At the same time, the bookseller declared that the American edition was a bargain compared to imported alternatives.  He charged “the moderate price of One Dollar each Volume” for the three volumes, noting that the “British edition cannot be imported for less than Twelve Dollars.”  Colonists could acquire the work at a significant savings, a reward for their role in creating a distinctive American marketplace for the production and consumption of books.  Only the first volume had gone to press, so the advertisement also served as a subscription notice.  Bell encouraged “Gentlemen who have rationality enough to consider they will receive an equivalent” to an imported edition to sign on as subscribers, simultaneously flattering and cajoling prospective customers.

Bell informed the “Encouragers of printing this Grand Historical Work” that they “may depend upon ebullitions of gratitude,” but that was only an ancillary reason for purchasing Robertson’s biography of Charles the Fifth.  He presented their own edification and their responsibility for promoting domestic manufactures in the colonies as the primary reasons for buying the first volume and subscribing for the subsequent second and third volumes.

January 3

What was advertised in a colonial American newspaper 250 years ago today?

New-York Journal (January 3, 1770).

“The promotion of which vivifieth individuals, and tendeth towards the elevation and enriching of THE LAND WE LIVE IN.”

Robert Bell was one of the most innovative, industrious, and influential booksellers in eighteenth-century America, known for the larger-than-life personality he cultivated and the entertainment he provided at auctions.  Bell’s auctions were events, public spectacles that amused those in attendance.  The bookseller was also known for his work in creating and promoting a distinctly American market for books, especially after the revolution.  He got started on that enterprise, however, several years before the colonies declared independence from Britain.

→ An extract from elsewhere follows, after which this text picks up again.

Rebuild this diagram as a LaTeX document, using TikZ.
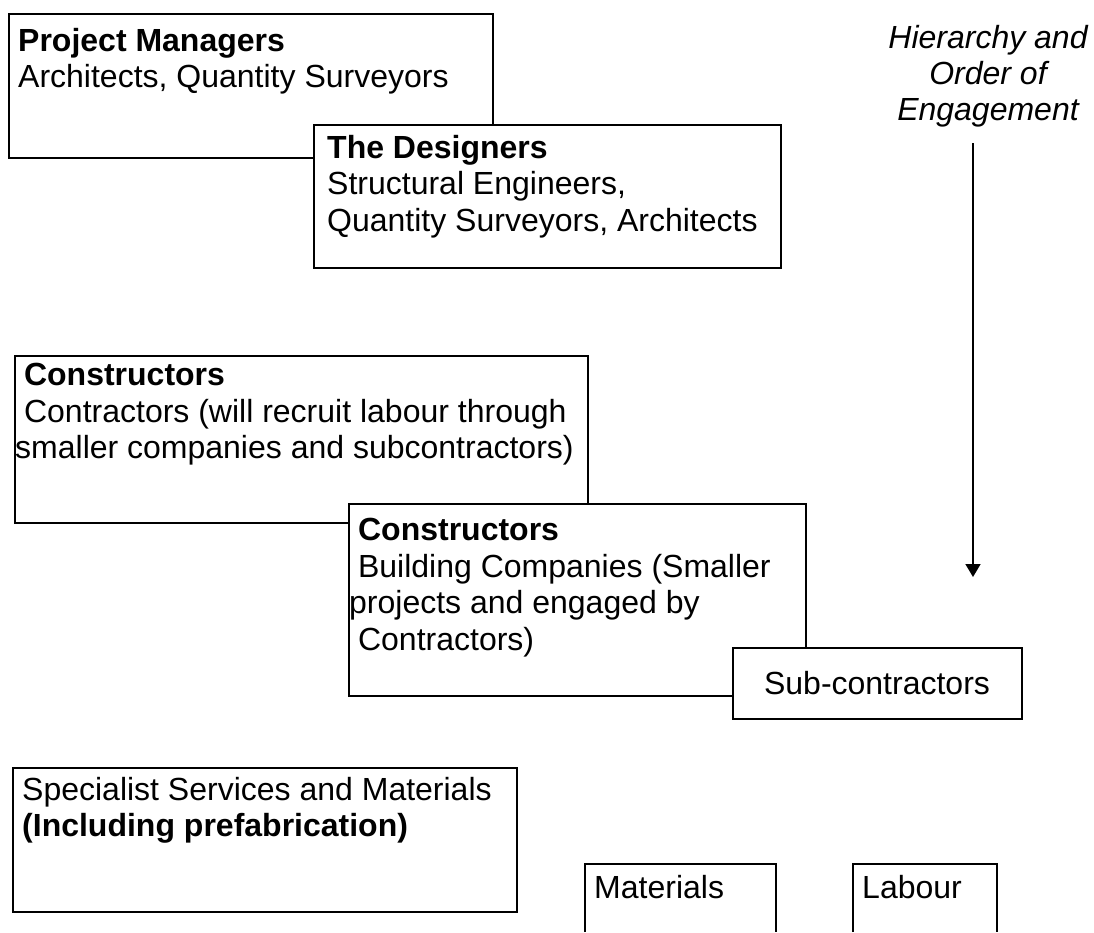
\documentclass[tikz,border=0pt]{standalone}
\usepackage{fontspec}
\setmainfont{Liberation Sans}
\usetikzlibrary{arrows.meta}

\begin{document}
\begin{tikzpicture}[x=1pt,y=-1pt,
  box/.style={draw,line width=1.8pt,fill=white},
  boxtext/.style={anchor=north west,align=left,inner sep=0pt,font=\fontsize{32}{36.5}\selectfont},
  flow/.style={line width=1.6pt,-{Triangle[length=13pt,width=15pt]}}]
 \useasboundingbox (0,0) rectangle (1094,932);

 % upper pair
 \draw[box] (9,14) rectangle (493,158);
 \node[boxtext] (pm) at (18,28) {\textbf{Project Managers}\\Architects, Quantity Surveyors};
 \draw[box] (314,125) rectangle (781,268);
 \node[boxtext] (des) at (327,135) {\textbf{The Designers}\\Structural Engineers,\\Quantity Surveyors, Architects};

 % constructors
 \draw[box] (15,356) rectangle (588,523);
 \node[boxtext] (contr) at (15,363) {\ \textbf{Constructors}\\\ Contractors (will recruit labour through\\smaller companies and subcontractors)};
 \draw[box] (349,504) rectangle (806,696);
 \node[boxtext] (build) at (349,518) {\ \textbf{Constructors}\\\ Building Companies (Smaller\\projects and engaged by\\\ Contractors)};
 \draw[box] (733,648) rectangle (1022,719);
 \node[font=\fontsize{32}{36.5}\selectfont,inner sep=0pt] (sub) at (877,683) {Sub-contractors};

 % bottom row
 \draw[box] (13,768) rectangle (517,912);
 \node[boxtext] (spec) at (22,777) {Specialist Services and Materials\\\textbf{(Including prefabrication)}};
 \draw[box] (585,932) |- (776,864) -- (776,932);
 \node[boxtext] (mat) at (594,875) {Materials};
 \draw[box] (853,932) |- (997,864) -- (997,932);
 \node[boxtext] (lab) at (862,875) {Labour};

 % order of engagement
 \node[anchor=north,align=center,inner sep=0pt,font=\fontsize{32}{36}\selectfont\itshape] (hier) at (988,25) {Hierarchy and\\Order of\\Engagement};
 \coordinate (top) at (973,143);
 \coordinate (bot) at (973,577);
 \draw[flow] (top) -- (bot);
\end{tikzpicture}
\end{document}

In the first issue of the New-York Journal published in 1771, Bell launched a new advertising campaign that announced book auctions on Friday and Saturday evenings.  In addition to giving information about the auctions, he devoted half of the advertisement to a nota bene about the “American Edition of Robertson’s Charles the Fifth.”  Rather than purchase imported alternatives, Bell asserted that the “real friends to the progress of Literary entertainment, and to the extension of useful Manufactures in a young country” would acquire the edition produced in the colonies.  Over the course of his career, Bell became known for the verbose and convoluted prose he deployed in his marketing materials.  He used labyrinthine language even by eighteenth-century standards, including in this advertisement for an American edition.  Consumers were already familiar with arguments in favor of domestic manufactures in the wake of boycotting imported goods, but Bell approached the endeavor with more verve than proponents when he trumped that “the promotion” of American products “vivifieth individuals, and tendeth towards the elevation and enriching of THE LAND WE LIVE IN.”  The bookseller advocated on behalf of American commerce and American culture simultaneously, arguing that consumers could enhance both through the decisions they made when buying books.

Bell did not merely present customers with options for reading “Divinity, History, Novels, and Entertainment.”  Instead, he challenged them to think about how their participation in the marketplace could aid the American cause and contribute to the formation of a distinctly American identity.  He intensified those arguments as his career continued, building on marketing strategies from the early 1770s.